## Written request
Retype the opening lines of the data exactly, stopping after the line that contains "minimum width=442pt, minimum". Skip every picture.
** start of Data **
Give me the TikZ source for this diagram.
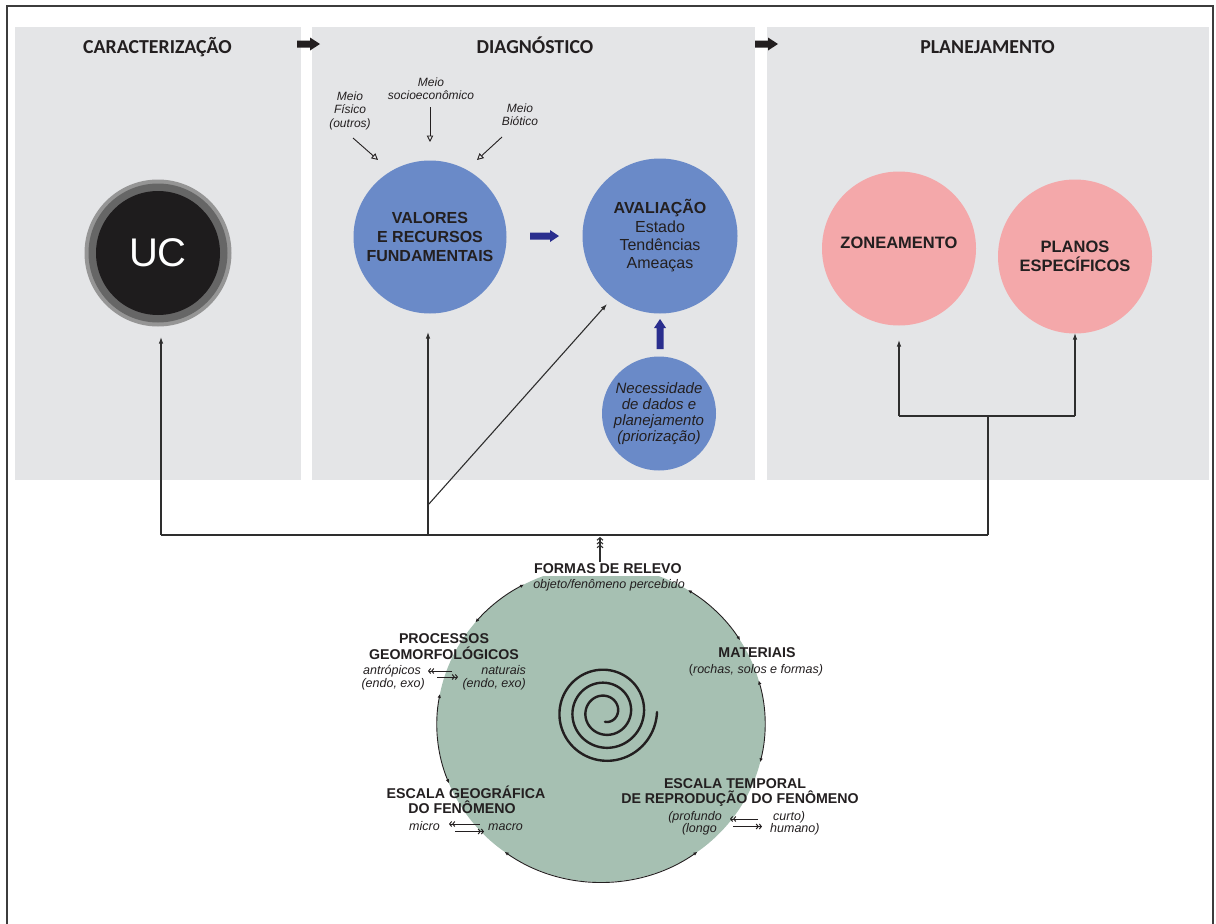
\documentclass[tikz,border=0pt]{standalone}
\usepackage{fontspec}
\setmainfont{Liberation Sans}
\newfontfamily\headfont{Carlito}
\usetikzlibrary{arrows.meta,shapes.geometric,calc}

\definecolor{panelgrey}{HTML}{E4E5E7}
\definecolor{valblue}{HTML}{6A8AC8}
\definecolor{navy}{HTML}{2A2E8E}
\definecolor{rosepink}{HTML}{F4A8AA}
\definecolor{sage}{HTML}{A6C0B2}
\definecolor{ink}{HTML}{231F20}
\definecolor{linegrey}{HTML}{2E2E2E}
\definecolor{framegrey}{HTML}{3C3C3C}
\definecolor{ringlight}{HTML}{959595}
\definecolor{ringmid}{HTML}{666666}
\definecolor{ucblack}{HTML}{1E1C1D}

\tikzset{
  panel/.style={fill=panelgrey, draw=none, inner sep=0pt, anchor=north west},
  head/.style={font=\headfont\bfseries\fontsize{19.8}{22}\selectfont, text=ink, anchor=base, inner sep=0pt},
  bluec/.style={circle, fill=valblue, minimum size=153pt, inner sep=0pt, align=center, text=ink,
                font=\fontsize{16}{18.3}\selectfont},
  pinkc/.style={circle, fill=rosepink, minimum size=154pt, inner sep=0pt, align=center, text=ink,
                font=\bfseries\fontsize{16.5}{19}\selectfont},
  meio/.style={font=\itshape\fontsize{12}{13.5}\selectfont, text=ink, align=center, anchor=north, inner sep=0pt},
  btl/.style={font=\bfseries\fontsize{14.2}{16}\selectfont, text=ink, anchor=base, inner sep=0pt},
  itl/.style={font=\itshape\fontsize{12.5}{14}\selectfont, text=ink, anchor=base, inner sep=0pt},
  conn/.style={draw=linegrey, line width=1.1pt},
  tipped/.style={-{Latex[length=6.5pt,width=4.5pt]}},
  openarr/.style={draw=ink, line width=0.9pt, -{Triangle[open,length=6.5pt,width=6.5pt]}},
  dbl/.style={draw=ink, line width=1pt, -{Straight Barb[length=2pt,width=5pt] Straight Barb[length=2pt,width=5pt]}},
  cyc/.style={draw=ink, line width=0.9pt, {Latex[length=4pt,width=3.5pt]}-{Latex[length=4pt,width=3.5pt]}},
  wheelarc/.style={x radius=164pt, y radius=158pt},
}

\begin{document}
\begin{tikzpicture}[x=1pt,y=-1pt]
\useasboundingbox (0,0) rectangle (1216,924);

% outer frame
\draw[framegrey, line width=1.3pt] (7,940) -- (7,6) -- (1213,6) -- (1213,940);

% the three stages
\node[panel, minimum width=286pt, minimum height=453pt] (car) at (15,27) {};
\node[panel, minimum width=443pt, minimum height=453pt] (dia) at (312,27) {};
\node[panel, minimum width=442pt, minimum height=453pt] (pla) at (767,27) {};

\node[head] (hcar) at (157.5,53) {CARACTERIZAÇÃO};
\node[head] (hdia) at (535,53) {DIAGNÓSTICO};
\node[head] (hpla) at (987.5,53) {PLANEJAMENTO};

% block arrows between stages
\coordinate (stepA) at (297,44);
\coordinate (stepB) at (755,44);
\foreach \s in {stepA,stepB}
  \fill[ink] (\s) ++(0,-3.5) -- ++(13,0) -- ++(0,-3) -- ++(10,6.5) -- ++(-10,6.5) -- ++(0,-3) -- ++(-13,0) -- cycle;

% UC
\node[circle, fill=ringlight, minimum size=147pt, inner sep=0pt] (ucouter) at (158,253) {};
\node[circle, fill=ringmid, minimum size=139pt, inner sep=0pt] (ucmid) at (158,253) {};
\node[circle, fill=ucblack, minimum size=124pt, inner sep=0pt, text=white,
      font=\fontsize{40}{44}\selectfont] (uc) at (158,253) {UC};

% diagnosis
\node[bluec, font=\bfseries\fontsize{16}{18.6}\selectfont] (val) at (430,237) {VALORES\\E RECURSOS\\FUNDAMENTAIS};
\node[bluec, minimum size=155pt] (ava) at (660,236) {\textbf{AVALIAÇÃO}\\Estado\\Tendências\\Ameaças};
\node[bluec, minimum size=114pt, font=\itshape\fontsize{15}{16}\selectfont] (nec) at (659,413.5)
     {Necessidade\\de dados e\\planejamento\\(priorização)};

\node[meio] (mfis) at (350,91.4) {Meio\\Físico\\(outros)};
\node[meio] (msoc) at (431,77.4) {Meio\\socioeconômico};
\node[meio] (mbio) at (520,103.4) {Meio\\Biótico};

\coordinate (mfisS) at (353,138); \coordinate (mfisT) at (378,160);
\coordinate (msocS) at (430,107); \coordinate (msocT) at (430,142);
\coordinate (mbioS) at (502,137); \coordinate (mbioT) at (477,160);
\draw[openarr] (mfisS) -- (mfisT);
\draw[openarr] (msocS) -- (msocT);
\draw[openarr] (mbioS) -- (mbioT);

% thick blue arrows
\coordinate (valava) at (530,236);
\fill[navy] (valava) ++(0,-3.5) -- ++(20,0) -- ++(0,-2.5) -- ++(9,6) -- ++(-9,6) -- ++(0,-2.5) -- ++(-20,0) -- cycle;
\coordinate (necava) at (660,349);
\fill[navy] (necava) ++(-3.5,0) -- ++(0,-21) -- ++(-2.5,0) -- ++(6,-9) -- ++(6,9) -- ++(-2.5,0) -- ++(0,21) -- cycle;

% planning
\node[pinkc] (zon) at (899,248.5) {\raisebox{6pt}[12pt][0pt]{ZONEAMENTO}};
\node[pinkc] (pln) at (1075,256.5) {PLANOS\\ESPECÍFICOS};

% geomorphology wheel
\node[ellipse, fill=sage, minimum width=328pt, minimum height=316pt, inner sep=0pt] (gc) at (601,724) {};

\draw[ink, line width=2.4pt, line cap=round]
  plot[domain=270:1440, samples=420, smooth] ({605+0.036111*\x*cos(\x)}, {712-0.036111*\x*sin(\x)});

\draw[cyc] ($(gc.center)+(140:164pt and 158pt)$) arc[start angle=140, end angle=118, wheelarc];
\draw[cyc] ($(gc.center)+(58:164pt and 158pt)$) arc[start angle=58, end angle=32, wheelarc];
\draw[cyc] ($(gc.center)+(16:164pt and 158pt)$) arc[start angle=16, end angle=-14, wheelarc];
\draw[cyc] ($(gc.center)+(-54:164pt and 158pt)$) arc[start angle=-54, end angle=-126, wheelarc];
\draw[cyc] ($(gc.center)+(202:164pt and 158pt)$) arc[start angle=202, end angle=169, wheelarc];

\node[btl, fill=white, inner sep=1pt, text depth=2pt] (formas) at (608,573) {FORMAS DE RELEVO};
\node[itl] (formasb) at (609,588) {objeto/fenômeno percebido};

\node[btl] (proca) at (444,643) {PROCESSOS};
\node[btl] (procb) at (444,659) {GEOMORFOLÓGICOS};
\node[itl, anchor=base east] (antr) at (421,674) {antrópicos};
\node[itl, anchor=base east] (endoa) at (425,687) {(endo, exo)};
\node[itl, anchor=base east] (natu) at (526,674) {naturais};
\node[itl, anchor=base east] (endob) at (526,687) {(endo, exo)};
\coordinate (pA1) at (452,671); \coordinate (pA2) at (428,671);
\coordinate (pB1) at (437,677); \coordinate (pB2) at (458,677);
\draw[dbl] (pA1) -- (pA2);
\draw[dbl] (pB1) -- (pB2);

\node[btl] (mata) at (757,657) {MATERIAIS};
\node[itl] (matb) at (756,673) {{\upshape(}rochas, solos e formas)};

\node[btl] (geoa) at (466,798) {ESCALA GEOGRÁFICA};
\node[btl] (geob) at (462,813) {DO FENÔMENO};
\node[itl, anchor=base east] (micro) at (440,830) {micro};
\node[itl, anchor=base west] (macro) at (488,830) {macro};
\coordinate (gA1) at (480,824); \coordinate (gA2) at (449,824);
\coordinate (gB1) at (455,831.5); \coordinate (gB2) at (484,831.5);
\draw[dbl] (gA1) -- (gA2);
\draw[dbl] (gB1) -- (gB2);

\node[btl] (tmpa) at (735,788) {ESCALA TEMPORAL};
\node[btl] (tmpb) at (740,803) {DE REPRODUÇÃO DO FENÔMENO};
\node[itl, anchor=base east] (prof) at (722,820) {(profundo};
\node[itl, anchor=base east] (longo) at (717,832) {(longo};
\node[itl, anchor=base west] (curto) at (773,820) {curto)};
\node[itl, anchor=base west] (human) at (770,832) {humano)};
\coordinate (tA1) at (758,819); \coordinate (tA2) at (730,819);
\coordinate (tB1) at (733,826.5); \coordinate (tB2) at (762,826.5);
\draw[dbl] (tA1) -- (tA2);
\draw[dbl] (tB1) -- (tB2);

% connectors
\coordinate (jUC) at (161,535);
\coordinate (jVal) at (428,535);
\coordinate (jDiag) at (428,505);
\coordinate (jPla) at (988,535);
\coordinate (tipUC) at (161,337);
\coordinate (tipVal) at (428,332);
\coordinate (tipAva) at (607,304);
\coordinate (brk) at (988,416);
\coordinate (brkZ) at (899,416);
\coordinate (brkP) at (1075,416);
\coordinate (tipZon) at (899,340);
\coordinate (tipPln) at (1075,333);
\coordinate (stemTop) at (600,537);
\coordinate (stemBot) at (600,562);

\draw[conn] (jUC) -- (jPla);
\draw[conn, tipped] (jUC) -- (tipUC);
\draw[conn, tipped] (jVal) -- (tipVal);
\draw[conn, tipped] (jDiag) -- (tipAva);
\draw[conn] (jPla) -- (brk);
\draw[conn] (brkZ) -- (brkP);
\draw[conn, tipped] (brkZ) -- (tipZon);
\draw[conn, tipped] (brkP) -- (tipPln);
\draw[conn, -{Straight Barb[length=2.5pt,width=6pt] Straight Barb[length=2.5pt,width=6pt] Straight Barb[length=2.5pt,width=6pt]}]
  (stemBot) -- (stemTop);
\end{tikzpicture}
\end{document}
** end of Data **
## Output for this task
Give me the TikZ source for this diagram.
\documentclass[tikz,border=0pt]{standalone}
\usepackage{fontspec}
\setmainfont{Liberation Sans}
\newfontfamily\headfont{Carlito}
\usetikzlibrary{arrows.meta,shapes.geometric,calc}

\definecolor{panelgrey}{HTML}{E4E5E7}
\definecolor{valblue}{HTML}{6A8AC8}
\definecolor{navy}{HTML}{2A2E8E}
\definecolor{rosepink}{HTML}{F4A8AA}
\definecolor{sage}{HTML}{A6C0B2}
\definecolor{ink}{HTML}{231F20}
\definecolor{linegrey}{HTML}{2E2E2E}
\definecolor{framegrey}{HTML}{3C3C3C}
\definecolor{ringlight}{HTML}{959595}
\definecolor{ringmid}{HTML}{666666}
\definecolor{ucblack}{HTML}{1E1C1D}

\tikzset{
  panel/.style={fill=panelgrey, draw=none, inner sep=0pt, anchor=north west},
  head/.style={font=\headfont\bfseries\fontsize{19.8}{22}\selectfont, text=ink, anchor=base, inner sep=0pt},
  bluec/.style={circle, fill=valblue, minimum size=153pt, inner sep=0pt, align=center, text=ink,
                font=\fontsize{16}{18.3}\selectfont},
  pinkc/.style={circle, fill=rosepink, minimum size=154pt, inner sep=0pt, align=center, text=ink,
                font=\bfseries\fontsize{16.5}{19}\selectfont},
  meio/.style={font=\itshape\fontsize{12}{13.5}\selectfont, text=ink, align=center, anchor=north, inner sep=0pt},
  btl/.style={font=\bfseries\fontsize{14.2}{16}\selectfont, text=ink, anchor=base, inner sep=0pt},
  itl/.style={font=\itshape\fontsize{12.5}{14}\selectfont, text=ink, anchor=base, inner sep=0pt},
  conn/.style={draw=linegrey, line width=1.1pt},
  tipped/.style={-{Latex[length=6.5pt,width=4.5pt]}},
  openarr/.style={draw=ink, line width=0.9pt, -{Triangle[open,length=6.5pt,width=6.5pt]}},
  dbl/.style={draw=ink, line width=1pt, -{Straight Barb[length=2pt,width=5pt] Straight Barb[length=2pt,width=5pt]}},
  cyc/.style={draw=ink, line width=0.9pt, {Latex[length=4pt,width=3.5pt]}-{Latex[length=4pt,width=3.5pt]}},
  wheelarc/.style={x radius=164pt, y radius=158pt},
}

\begin{document}
\begin{tikzpicture}[x=1pt,y=-1pt]
\useasboundingbox (0,0) rectangle (1216,924);

% outer frame
\draw[framegrey, line width=1.3pt] (7,940) -- (7,6) -- (1213,6) -- (1213,940);

% the three stages
\node[panel, minimum width=286pt, minimum height=453pt] (car) at (15,27) {};
\node[panel, minimum width=443pt, minimum height=453pt] (dia) at (312,27) {};
\node[panel, minimum width=442pt, minimum height=453pt] (pla) at (767,27) {};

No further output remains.